■ Problem
Report all lines holding "chart".
--- begin Data supplied ---
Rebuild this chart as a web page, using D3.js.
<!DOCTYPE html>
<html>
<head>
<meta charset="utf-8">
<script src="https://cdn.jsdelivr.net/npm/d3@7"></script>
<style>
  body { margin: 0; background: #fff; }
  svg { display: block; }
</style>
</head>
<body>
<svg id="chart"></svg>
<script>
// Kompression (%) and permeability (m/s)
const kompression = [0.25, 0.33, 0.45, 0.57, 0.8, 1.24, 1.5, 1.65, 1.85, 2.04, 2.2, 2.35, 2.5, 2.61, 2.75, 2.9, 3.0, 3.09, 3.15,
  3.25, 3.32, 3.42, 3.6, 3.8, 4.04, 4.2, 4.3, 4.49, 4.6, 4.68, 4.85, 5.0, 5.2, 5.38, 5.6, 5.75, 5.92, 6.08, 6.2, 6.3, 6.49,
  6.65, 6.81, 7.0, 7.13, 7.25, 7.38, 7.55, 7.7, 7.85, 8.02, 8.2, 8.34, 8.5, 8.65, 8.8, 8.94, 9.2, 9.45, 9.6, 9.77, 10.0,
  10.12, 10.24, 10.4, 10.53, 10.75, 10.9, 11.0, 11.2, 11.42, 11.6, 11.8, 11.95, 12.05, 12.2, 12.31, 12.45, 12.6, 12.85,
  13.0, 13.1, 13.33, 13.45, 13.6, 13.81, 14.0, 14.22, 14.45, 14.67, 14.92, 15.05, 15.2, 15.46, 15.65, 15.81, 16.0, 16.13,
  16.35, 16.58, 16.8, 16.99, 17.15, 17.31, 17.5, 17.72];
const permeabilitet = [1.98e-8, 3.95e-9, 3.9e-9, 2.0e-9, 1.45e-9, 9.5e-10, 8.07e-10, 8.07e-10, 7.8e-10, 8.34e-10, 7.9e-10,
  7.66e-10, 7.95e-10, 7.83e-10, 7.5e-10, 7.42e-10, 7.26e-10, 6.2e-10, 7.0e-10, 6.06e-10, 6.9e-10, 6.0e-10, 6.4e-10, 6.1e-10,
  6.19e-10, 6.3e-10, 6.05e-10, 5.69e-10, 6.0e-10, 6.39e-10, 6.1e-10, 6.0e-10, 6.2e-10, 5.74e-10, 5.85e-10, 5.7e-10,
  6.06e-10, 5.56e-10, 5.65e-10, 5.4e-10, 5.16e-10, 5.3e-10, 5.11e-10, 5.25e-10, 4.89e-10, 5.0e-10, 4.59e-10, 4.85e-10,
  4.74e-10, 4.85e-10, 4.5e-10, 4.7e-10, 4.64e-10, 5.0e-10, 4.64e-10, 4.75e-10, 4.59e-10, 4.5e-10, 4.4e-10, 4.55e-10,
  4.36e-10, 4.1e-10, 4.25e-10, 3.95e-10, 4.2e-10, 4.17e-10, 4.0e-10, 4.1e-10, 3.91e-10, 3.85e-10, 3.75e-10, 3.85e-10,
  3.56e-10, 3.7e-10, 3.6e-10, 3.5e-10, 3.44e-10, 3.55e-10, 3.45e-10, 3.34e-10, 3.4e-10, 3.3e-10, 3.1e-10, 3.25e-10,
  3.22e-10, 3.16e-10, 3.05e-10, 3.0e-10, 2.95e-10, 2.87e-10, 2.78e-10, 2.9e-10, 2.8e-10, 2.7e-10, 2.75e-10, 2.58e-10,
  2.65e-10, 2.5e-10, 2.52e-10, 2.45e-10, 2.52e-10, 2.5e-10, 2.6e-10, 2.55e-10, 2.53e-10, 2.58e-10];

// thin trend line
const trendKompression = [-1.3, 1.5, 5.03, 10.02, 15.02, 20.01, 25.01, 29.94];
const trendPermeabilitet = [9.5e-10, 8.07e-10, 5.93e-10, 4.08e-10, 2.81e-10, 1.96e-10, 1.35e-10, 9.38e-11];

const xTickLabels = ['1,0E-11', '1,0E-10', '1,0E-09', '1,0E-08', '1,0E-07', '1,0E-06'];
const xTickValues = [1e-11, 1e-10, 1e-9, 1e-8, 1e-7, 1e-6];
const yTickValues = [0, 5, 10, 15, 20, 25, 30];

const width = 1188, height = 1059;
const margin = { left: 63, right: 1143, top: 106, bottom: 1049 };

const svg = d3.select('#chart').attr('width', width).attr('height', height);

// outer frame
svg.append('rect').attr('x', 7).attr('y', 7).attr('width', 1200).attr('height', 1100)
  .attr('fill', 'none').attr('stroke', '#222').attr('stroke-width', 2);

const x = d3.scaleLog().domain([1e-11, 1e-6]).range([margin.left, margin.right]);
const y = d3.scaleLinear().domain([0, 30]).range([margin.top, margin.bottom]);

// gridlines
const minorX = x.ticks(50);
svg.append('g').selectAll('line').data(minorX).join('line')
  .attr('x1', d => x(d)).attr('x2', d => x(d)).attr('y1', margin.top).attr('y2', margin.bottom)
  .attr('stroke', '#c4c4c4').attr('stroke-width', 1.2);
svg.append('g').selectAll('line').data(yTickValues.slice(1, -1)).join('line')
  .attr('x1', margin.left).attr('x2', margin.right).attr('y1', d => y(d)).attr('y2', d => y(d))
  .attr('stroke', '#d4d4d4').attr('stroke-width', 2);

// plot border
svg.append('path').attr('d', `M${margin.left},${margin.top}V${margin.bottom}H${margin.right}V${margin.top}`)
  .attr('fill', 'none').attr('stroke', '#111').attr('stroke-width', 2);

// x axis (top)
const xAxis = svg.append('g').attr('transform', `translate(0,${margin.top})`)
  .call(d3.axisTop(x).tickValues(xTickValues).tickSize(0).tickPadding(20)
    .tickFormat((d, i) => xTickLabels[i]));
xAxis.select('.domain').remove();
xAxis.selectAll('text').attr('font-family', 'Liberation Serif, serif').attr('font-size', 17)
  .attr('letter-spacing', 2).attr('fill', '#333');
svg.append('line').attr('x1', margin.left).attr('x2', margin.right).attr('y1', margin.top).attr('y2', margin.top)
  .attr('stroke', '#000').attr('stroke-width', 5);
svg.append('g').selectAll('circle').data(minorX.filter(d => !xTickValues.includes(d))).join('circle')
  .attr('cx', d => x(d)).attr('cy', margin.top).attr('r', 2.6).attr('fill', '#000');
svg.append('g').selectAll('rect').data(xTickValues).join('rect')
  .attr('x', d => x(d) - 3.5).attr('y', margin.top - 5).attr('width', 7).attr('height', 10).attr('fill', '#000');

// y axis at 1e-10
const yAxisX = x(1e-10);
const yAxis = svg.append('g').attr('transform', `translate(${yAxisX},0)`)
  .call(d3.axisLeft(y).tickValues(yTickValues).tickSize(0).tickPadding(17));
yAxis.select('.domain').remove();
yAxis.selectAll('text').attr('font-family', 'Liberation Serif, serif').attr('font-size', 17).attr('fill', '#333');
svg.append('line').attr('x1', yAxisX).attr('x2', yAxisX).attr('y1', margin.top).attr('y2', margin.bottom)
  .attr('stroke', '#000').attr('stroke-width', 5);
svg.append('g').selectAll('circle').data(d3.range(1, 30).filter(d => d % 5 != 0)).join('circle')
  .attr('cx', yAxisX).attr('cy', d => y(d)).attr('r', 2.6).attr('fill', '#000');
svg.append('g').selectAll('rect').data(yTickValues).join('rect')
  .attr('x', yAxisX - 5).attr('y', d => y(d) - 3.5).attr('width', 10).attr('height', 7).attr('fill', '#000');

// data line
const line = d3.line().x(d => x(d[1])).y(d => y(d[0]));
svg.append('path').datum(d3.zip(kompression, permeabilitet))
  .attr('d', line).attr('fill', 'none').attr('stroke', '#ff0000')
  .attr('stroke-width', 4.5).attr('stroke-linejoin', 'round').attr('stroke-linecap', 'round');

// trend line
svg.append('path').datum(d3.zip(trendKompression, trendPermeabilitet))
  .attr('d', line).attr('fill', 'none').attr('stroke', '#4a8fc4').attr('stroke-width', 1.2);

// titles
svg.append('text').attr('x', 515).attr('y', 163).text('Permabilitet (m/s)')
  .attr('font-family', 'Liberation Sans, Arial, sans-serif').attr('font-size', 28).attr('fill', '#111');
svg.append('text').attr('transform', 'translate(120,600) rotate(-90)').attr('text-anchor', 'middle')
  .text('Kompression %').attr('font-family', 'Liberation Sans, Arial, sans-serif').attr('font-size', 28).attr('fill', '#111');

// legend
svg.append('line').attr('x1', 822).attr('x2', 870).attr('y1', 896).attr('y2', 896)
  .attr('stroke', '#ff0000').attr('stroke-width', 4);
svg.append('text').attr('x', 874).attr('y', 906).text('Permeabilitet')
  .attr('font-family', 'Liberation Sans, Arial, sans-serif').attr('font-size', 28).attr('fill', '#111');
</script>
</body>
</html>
--- end Data supplied ---
--- begin Data supplied ---
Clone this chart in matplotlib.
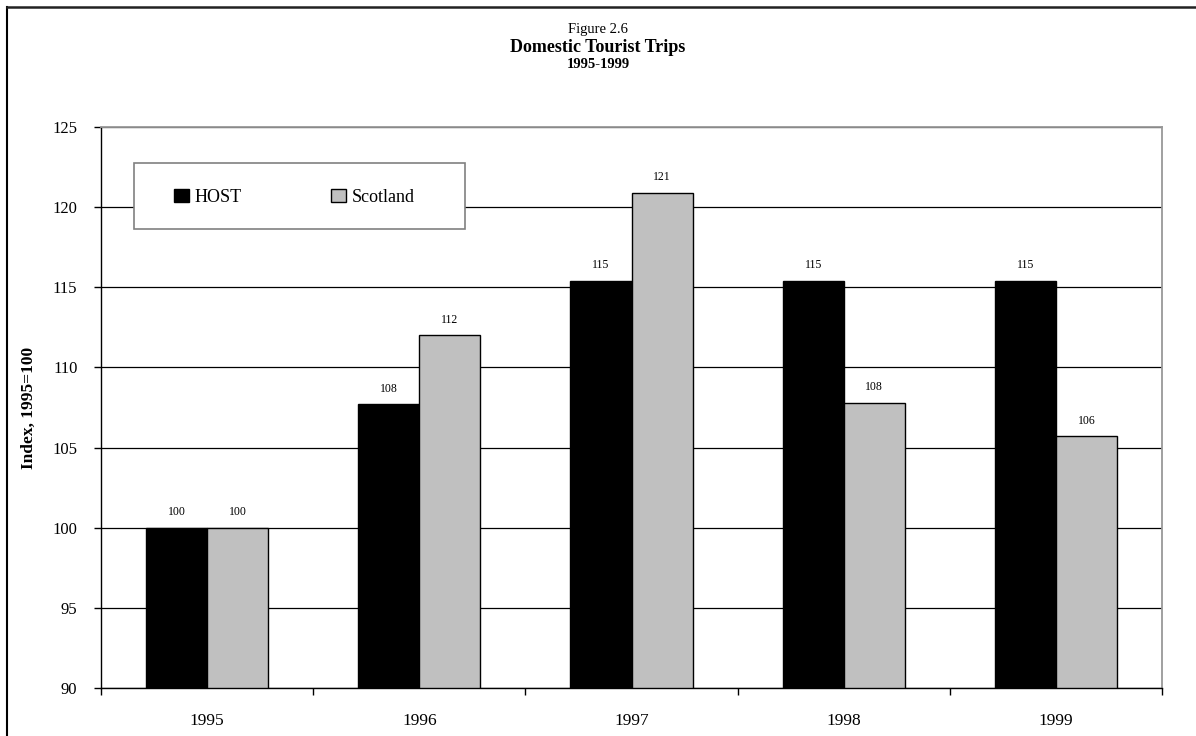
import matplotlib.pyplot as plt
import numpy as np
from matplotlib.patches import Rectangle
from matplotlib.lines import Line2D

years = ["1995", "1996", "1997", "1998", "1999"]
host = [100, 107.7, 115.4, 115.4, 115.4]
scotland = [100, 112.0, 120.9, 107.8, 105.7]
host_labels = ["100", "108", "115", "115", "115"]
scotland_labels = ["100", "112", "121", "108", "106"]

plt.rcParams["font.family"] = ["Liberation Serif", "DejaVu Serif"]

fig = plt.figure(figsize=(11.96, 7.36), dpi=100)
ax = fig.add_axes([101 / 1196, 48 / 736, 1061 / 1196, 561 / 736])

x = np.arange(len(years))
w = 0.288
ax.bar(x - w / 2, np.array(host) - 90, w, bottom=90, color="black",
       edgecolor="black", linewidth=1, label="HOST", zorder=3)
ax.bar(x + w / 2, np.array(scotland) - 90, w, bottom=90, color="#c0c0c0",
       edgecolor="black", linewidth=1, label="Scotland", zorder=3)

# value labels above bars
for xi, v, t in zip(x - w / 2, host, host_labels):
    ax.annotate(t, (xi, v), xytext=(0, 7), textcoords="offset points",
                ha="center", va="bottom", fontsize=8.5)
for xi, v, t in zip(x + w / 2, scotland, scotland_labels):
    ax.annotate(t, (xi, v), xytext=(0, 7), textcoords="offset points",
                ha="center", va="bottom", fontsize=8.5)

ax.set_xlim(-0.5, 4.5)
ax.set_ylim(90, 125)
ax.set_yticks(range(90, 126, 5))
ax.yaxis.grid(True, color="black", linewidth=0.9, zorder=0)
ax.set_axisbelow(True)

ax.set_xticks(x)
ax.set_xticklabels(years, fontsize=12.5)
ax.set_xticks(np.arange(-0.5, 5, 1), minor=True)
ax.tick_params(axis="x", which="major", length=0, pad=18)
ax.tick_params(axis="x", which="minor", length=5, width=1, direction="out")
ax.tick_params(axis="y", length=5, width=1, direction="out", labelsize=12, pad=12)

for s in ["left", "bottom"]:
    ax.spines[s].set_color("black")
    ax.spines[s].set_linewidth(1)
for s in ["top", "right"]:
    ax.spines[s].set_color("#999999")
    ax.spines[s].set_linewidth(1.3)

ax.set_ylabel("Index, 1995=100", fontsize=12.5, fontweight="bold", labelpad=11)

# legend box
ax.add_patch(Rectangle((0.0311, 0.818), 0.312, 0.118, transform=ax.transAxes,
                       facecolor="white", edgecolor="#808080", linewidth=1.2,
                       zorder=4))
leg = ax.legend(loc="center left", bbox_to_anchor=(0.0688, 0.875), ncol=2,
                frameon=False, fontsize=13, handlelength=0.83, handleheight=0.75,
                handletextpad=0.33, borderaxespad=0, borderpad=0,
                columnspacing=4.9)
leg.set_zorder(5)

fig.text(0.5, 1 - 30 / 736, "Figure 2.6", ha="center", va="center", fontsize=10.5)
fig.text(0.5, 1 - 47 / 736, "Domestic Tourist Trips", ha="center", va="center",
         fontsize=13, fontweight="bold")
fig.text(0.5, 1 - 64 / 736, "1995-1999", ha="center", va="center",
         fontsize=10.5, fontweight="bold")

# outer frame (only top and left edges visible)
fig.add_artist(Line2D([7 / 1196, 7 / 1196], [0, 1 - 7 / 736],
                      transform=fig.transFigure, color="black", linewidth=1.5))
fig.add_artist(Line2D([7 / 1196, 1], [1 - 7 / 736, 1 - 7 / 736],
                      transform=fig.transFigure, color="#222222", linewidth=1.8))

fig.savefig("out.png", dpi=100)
--- end Data supplied ---
■ Full answer
Rebuild this chart as a web page, using D3.js.
<svg id="chart"></svg>
const svg = d3.select('#chart').attr('width', width).attr('height', height);
Clone this chart in matplotlib.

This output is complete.